Папаня таскал Яниста на охоту, учил фехтованию и всяким там видам оружия и был по горло доволен воспитанником. Даже заявил, что непременно нас поженит.

– А что? К чёрту предрассудки про неравенство! У Олкестов в роду всего-то колен восемь – так что малыш после свадьбы уйдет в наш род. Драккант из него получится на загляденье. И наша егоза с ним не пропадет – ха! Знаешь, что он мне заявил? Что будет защищать её до конца своих дней ценой жизни!

Не припомню, как такое понравилось моей мамане. Очень может быть, что совсем не понравилось. Только вот ей до меня не было особого дела, а до папани было и еще какое, так что чем там еще могло кончиться, кроме обычного «Если ты так хочешь, дорогой».

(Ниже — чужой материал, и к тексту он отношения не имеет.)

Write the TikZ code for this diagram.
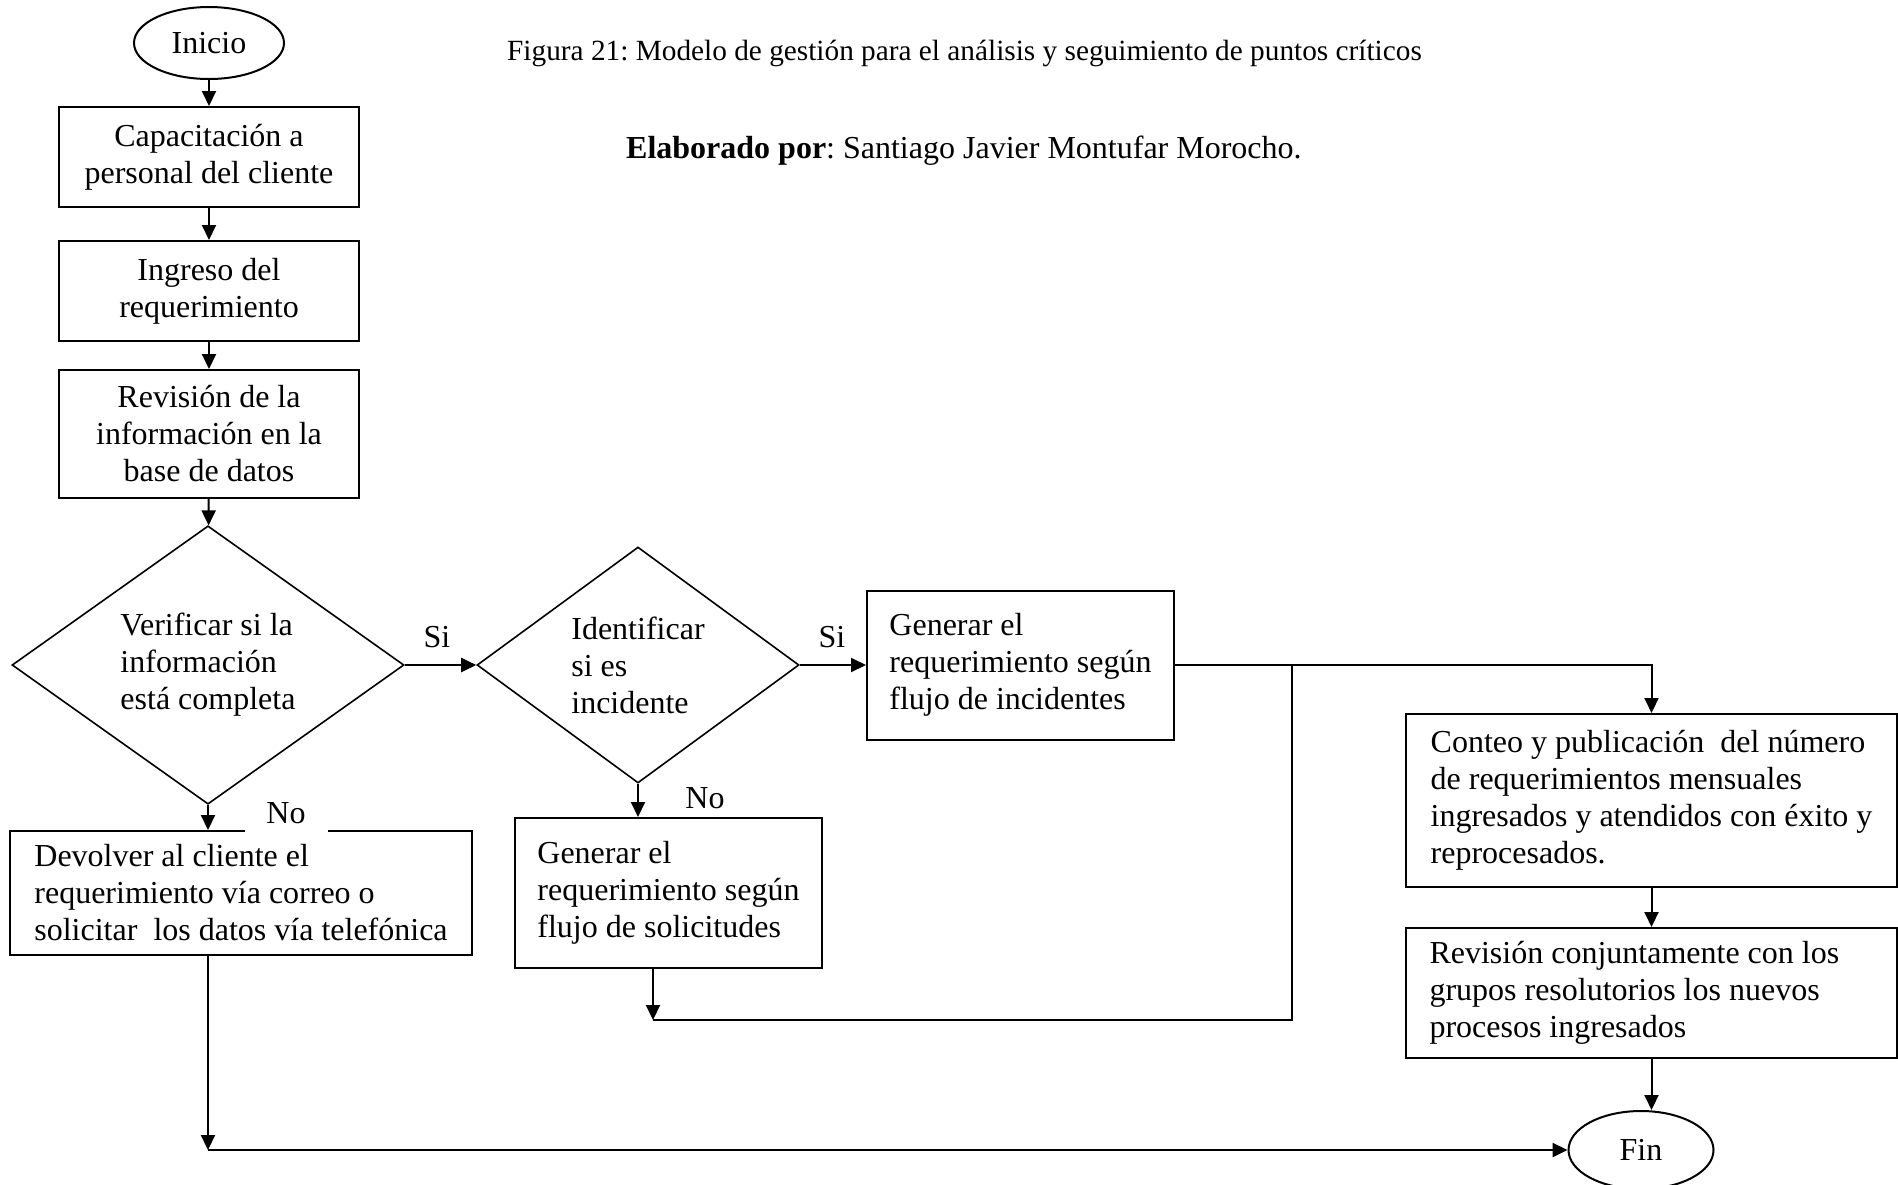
\documentclass[tikz,border=0pt]{standalone}
\usepackage{fontspec}
\setmainfont{Liberation Serif}
\usetikzlibrary{shapes.geometric,arrows.meta}
\frenchspacing
\begin{document}
\begin{tikzpicture}[x=1pt,y=-1pt,
  txt/.style={font=\fontsize{32}{37}\selectfont},
  procbox/.style={draw, line width=2pt, rectangle, inner sep=0pt, txt, align=center},
  leftbox/.style={procbox, align=left},
  decision/.style={draw, line width=1.6pt, diamond, inner sep=0pt, txt, align=left},
  terminal/.style={draw, line width=2pt, ellipse, inner sep=0pt, txt},
  arr/.style={line width=2pt, -{Triangle[length=15pt 0 0,width=14pt 0 0]}},
  link/.style={line width=2pt},
  lbl/.style={txt, inner sep=0pt}]

\useasboundingbox (0,0) rectangle (1898,1184);

% title lines
\node[anchor=west, inner sep=0pt, font=\fontsize{29.3}{34}\selectfont] (titulo) at (507,53)
  {Figura 21: Modelo de gestión para el análisis y seguimiento de puntos críticos};
\node[anchor=west, inner sep=0pt, txt] (autor) at (626,151)
  {\textbf{Elaborado por}: Santiago Javier Montufar Morocho.};

% main column
\node[terminal, minimum width=150pt, minimum height=72pt] (inicio) at (209,43) {Inicio};
\node[procbox, minimum width=300pt, minimum height=100pt] (cap) at (209,157)
  {Capacitación a\\personal del cliente};
\node[procbox, minimum width=300pt, minimum height=100pt] (ing) at (209,291)
  {Ingreso del\\requerimiento};
\node[procbox, minimum width=300pt, minimum height=128pt] (rev) at (209,434)
  {Revisión de la\\información en la\\base de datos};
\node[decision, minimum width=392pt, minimum height=270pt] (ver) at (208,665)
  {Verificar si la\\información\\está completa};
\node[leftbox, minimum width=462pt, minimum height=124pt] (dev) at (241,893)
  {Devolver al cliente el\\requerimiento vía correo o\\solicitar\ \ los datos vía telefónica};

% second decision
\node[decision, minimum width=322pt, minimum height=236pt] (ide) at (638,665)
  {Identificar\\si es\\incidente};
\node[leftbox, minimum width=307pt, minimum height=149pt] (inc) at (1020.5,665)
  {Generar el\\requerimiento según\\flujo de incidentes};
\node[leftbox, minimum width=307pt, minimum height=150pt] (sol) at (668.5,893)
  {Generar el\\requerimiento según\\flujo de solicitudes};

% right column
\node[leftbox, minimum width=491pt, minimum height=173pt] (con) at (1651.5,800.5)
  {Conteo y publicación\ \ del número\\de requerimientos mensuales\\ingresados y atendidos con éxito y\\reprocesados.};
\node[leftbox, minimum width=491pt, minimum height=130pt] (rcj) at (1651.5,993)
  {\makebox[444pt][l]{Revisión conjuntamente con los}\\grupos resolutorios los nuevos\\procesos ingresados};
\node[terminal, minimum width=145pt, minimum height=78pt] (fin) at (1641,1150) {Fin};

% branch labels
\node[lbl] (si1) at (437,637) {Si};
\node[lbl] (si2) at (832,637) {Si};
\node[lbl, fill=white, minimum width=83pt, minimum height=38pt] (no1) at (286,813) {No};
\node[lbl] (no2) at (705,798) {No};

% connectors
\draw[arr] (inicio) -- (cap);
\draw[arr] (cap) -- (ing);
\draw[arr] (ing) -- (rev);
\draw[arr] (rev) -- (ver);
\draw[arr] (ver) -- (ide);
\draw[arr] (ver.south) -- (ver.south |- dev.north);
\draw[arr] (ide) -- (inc);
\draw[arr] (ide.south) -- (ide.south |- sol.north);

\coordinate (jsol) at (653,1020);
\coordinate (jmid) at (1292,1020);
\coordinate (jtop) at (1292,665);
\draw[arr] (jsol |- sol.south) -- (jsol);
\draw[link] (jsol) -- (jmid) -- (jtop);

\draw[arr] (inc.east) -| (con.north);
\draw[arr] (con) -- (rcj);
\draw[arr] (rcj.south) -- (rcj.south |- fin.north);

\coordinate (jdev) at (208,1150);
\draw[arr] (jdev |- dev.south) -- (jdev);
\draw[arr, line width=2.4pt] (jdev) -- (fin.west);
\end{tikzpicture}
\end{document}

Я отнеслась к помолвке равнодушно – меня больше интересовало, можно ли мне взять единорога на конюшне и поскакать в леса имения. В конце концов, почему бы и не замуж? Загрызать Морковку не буду. Питомник заведём для больных животных. Мачехе его пошлем в подарок три сотни пудов навоза яприля – вот она обрадуется!

Рыцарь Морковка – тот малость рехнулся на всём этом, принялся таскаться по пятам и опекать. Но как я ему зарядила в нос – вернулся в разум.

Словом, всё это дело насчёт женитьбы казалось решенным и продуманным. А сорвалось из-за смерти моих.

Когда опекунство надо мной взяла сестра папани – она много от чего пришла в ужас. От моих манер и увлечений, и от дерзости с непочтительностью. От неумения носить платья. Больше всего – от Яниста.

– Он тебе не ровня, дорогая, совсем не ровня, – ворковала, пока пыталась обрызгать меня вонючими духами. И закатывала глаза и начинала нудную песню, что это непристойно, и недостойно, а мне нужно подобрать достойную компанию.